Souris-Moose Mountain MP Ed Komarnicki says that in the past year, the Conservative government has focused on its No. 1 priority, the economy, by introducing the 2012 Economic Action Plan, which included two budget implementation bills.
“The plan is working,” he said in a press release. “Since July of 2009 when the global recession hit, over 820,000 net new jobs were created, the best growth record of all G7 economies, with 90 per cent of these new jobs being private sector-created full-time positions, and more than two-thirds in high wage industries.”
Challenges remain in the global economy, and particularly in the United States and Europe, he said. Much has been said of the American fiscal cliff, which many hope will be resolved, and the sovereign debt and banking crisis in the Euro area, which have the potential to fuel another global downturn.
Komarnicki believes there appears to be more downsides than upsides, with respect to the economy, at least in the short-term.
He expects that the government will continue to seek foreign trade deals and attract foreign investment, subject to ensuring that the foreign investment is of net benefit to Canada, and that national security interests are respected.
He believes a number of particular steps have been taken throughout the year to ensure continued economic growth and deficit reduction, including:
*Cutting government expenses, moving pension plans for MP’s, senators and public servants to a 50/50 cost sharing basis and changing the age of retirement to 65 for all MP’s, senators and newly hired public servants.
*Making changes to the Canada Grain Act, which remove certain Canadian Grain Commission services that are no longer required, and allow the Canadian Grain Commission to focus on its core objectives.
*Reducing regulatory burdens by moving to a one project, one environmental review model.

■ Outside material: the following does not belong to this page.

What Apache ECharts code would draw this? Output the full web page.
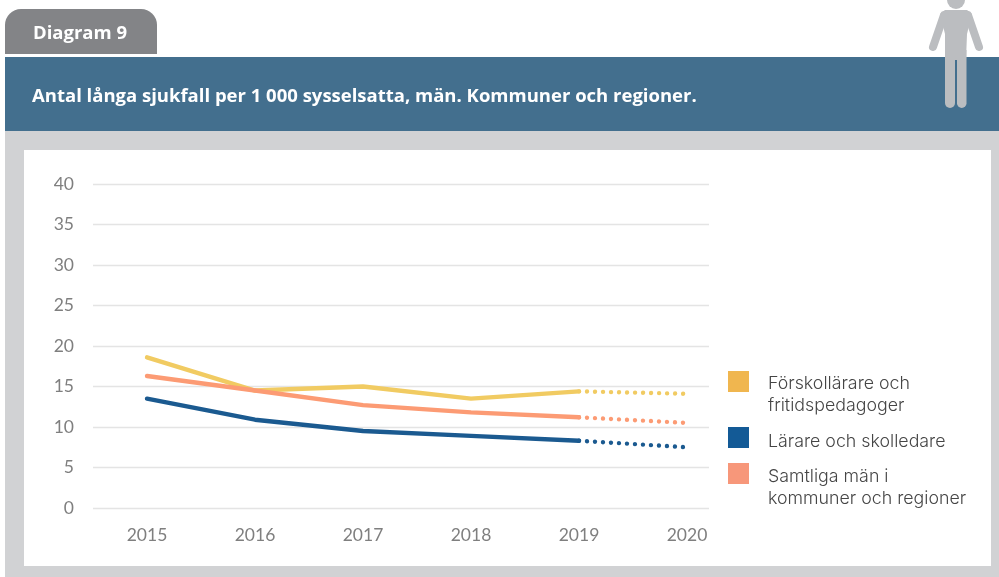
<!DOCTYPE html>
<html><head><meta charset="utf-8">
<style>html,body{margin:0;padding:0;background:#fff}#c{width:999px;height:577px}</style>
<script src="https://cdn.jsdelivr.net/npm/echarts@6/dist/echarts.min.js"></script>
</head><body><div id="c"></div>
<script>
const years = [2015, 2016, 2017, 2018, 2019, 2020];
const yTicks = [0, 5, 10, 15, 20, 25, 30, 35, 40];
const forskola = [18.6, 14.5, 15.0, 13.5, 14.4, 14.1];
const larare = [13.5, 10.9, 9.5, 8.9, 8.3, 7.5];
const samtliga = [16.3, 14.5, 12.7, 11.8, 11.2, 10.5];
const names = ['Förskollärare och\nfritidspedagoger', 'Lärare och skolledare', 'Samtliga män i\nkommuner och regioner'];
const lineColors = ['#f1cb62', '#1b5a90', '#fc9b74'];
const legendColors = ['#f0b64f', '#135a96', '#f7977a'];
const values = [forskola, larare, samtliga];
const order = [0, 2, 1];
const legendTops = [371, 427, 463];
const legendTextTops = [373, 431, 466];

const solid = i => ({
  type: 'line', name: names[i], silent: true, symbol: 'none', z: 3 + (i === 0 ? 0 : 1),
  lineStyle: {color: lineColors[i], width: 4.4, cap: 'round', join: 'round'},
  data: years.slice(0, 5).map((y, k) => [y, values[i][k]])
});
const dotted = i => ({
  type: 'line', name: names[i] + ' prognos', silent: true, symbol: 'none', z: 3,
  lineStyle: {color: lineColors[i], width: 4.4, cap: 'round', type: [0.01, 8]},
  data: years.slice(4).map((y, k) => [y, values[i][k + 4]])
});
const legendFont = '300 17.8px Inter, "Liberation Sans"';
const legendGraphics = names.flatMap((n, i) => [
  {type: 'rect', z: 5, shape: {x: 728, y: legendTops[i], width: 21, height: 21}, style: {fill: legendColors[i]}},
  {type: 'text', z: 5, x: 768, y: legendTextTops[i], style: {text: n, font: legendFont, fill: '#454545', lineHeight: 22, textAlign: 'left', textVerticalAlign: 'top'}}
]);
const person = '#bbbdc0';
const chart = echarts.init(document.getElementById('c'));
chart.setOption({
  animation: false,
  backgroundColor: '#fff',
  title: [
    {text: 'Diagram 9', left: 33, top: 24, padding: 0, textStyle: {color: '#fff', fontFamily: 'Open Sans', fontWeight: 'bold', fontSize: 18.5, lineHeight: 20}},
    {text: 'Antal långa sjukfall per 1 000 sysselsatta, män. Kommuner och regioner.', left: 32, top: 87, padding: 0, textStyle: {color: '#fff', fontFamily: 'Open Sans', fontWeight: 'bold', fontSize: 18.5, lineHeight: 20}}
  ],
  graphic: [
    {type: 'rect', z: -10, shape: {x: 5, y: 9, width: 152, height: 45, r: [16, 16, 0, 0]}, style: {fill: '#838487'}},
    {type: 'rect', z: -10, shape: {x: 5, y: 131, width: 994, height: 446}, style: {fill: '#d1d2d4'}},
    {type: 'rect', z: -10, shape: {x: 5, y: 57, width: 994, height: 74}, style: {fill: '#436f8e'}},
    {type: 'rect', z: -9, shape: {x: 24, y: 150, width: 967, height: 416}, style: {fill: '#ffffff'}},
    {type: 'circle', z: -8, shape: {cx: 956, cy: 0, r: 9}, style: {fill: person}},
    {type: 'polygon', z: -8, shape: {points: [[945, 10], [967, 10], [972, 14], [967, 34], [966, 60], [945, 60], [945, 34], [940, 14]]}, style: {fill: person}},
    {type: 'rect', z: -8, shape: {x: 945, y: 50, width: 10, height: 58, r: [0, 0, 5, 5]}, style: {fill: person}},
    {type: 'rect', z: -8, shape: {x: 957, y: 50, width: 9.5, height: 58, r: [0, 0, 5, 5]}, style: {fill: person}},
    {type: 'line', z: -8, shape: {x1: 944, y1: 15, x2: 933, y2: 47}, style: {stroke: person, lineWidth: 8, lineCap: 'round'}},
    {type: 'line', z: -8, shape: {x1: 968, y1: 15, x2: 979, y2: 47}, style: {stroke: person, lineWidth: 8, lineCap: 'round'}}
  ].concat(legendGraphics),
  grid: {left: 93, top: 184, width: 616, height: 324, containLabel: false},
  xAxis: {
    type: 'value', min: 2014.5, max: 2014.5 + 616 / 108,
    axisLine: {show: false}, axisTick: {show: false}, splitLine: {show: false},
    axisLabel: {customValues: years, formatter: v => String(v), color: '#7f7f7f', fontFamily: 'Lato', fontSize: 17.5, margin: 18, hideOverlap: false, showMaxLabel: true}
  },
  yAxis: {
    type: 'value', min: 0, max: 40, interval: 5,
    axisLine: {show: false}, axisTick: {show: false},
    splitLine: {show: true, lineStyle: {color: '#e4e4e4', width: 1.3}},
    axisLabel: {customValues: yTicks, color: '#7f7f7f', fontFamily: 'Lato', fontSize: 17.5, margin: 19}
  },
  series: order.map(solid).concat(order.map(dotted))
});
</script></body></html>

*Replacing the Navigable Waters Protection Act, a perennial thorn in the side of local rural municipalities and landowners who were seeking to make developments near or on waterways with the new Navigation Protection Act. This new act will remove the federal oversight requirement for projects affecting waterways other than 100 listed lakes and oceans and 62 listed rivers.
*Increasing the Tax-Free Savings Account Contribution limit by $500, to a total of $5,500 per year.
*Introducing legislation that expedites refugee reviews from Designated Countries of Origin from an average of 1,038 days to 171 days.
*Improving Canadian food safety by announcing $51.2 million dollars of additional funding over the next two years to the Canadian Food Inspection Agency, the Public Health Agency of Canada and Health Canada.
*Passing the First Nations Financial Transparency Act, which will disclose the salaries and expenses of band chiefs and councillors.
*Ending the Canadian Wheat Board’s Monopoly and finally bringing marketing freedom back to Western Canadian Grain farmers.
The government also delivered on a longstanding promise to end the long-gun registry, which he said needlessly targeted law abiding gun owners, farmers and hunters, instead of focusing on real crime.